25. Reverse Nodes in k-Group
题目: Given a linked list, reverse the nodes of a linked list k at a time and return its modified list.
If the number of nodes is not a multiple of k then left-out nodes in the end should remain as it is.
You may not alter the values in the nodes, only nodes itself may be changed.

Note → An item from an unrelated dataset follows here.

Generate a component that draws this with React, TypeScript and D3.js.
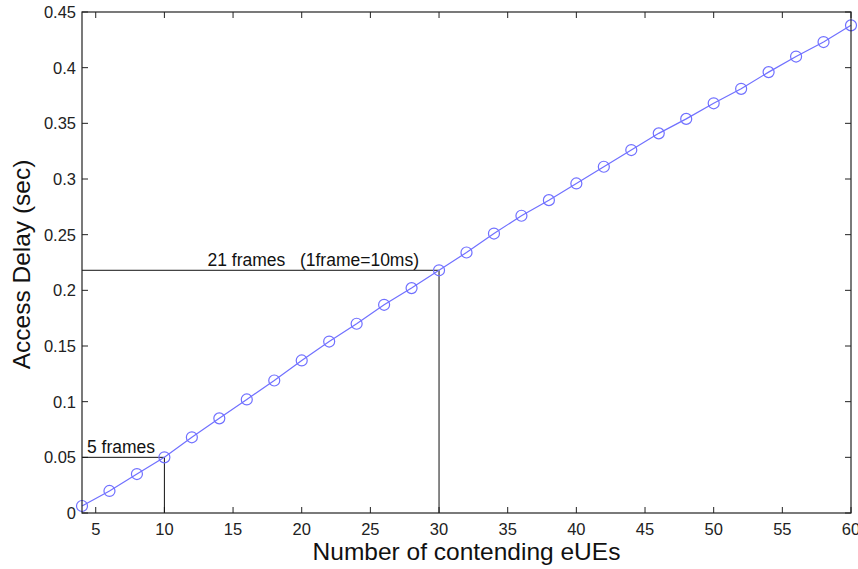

Only constant memory is allowed.
For example,
Given this linked list: 1->2->3->4->5
For k = 2, you should return:
2->1->4->3->5For k = 3, you should return:
3->2->1->4->5
分析: 基础题考察链表的基本操作. 首先遍历一遍链表, 记录链表的节点数; 然后求出分组数. 对每一分组分别进行处理, 在处理的过程中设置两个指针, 分别指向当前节点和当前节点的下一个节点, 采用头插法逆序每一分组的节点.
code:
class Solution {
public:
ListNode* reverseKGroup(ListNode* head, int k) {
if(!head)
return NULL;
if(k == 1)
return head;
int nums = 0;
int groups = 0;
ListNode* q = NULL, *r = NULL;
for(q = head; q; q = q->next) {
nums++;
}
groups = nums / k;
r = head;
ListNode* p = new ListNode(0);
head = p;
while(groups--) {
for (int i = 0; i < k; ++i) {
q = r;
r = r->next;
q->next = p->next;
p->next = q;
}
for (int i = 0; i < k; ++i) {
p = p->next;
}
}
p->next = r;
q = head->next;
delete head;
return q;
}
};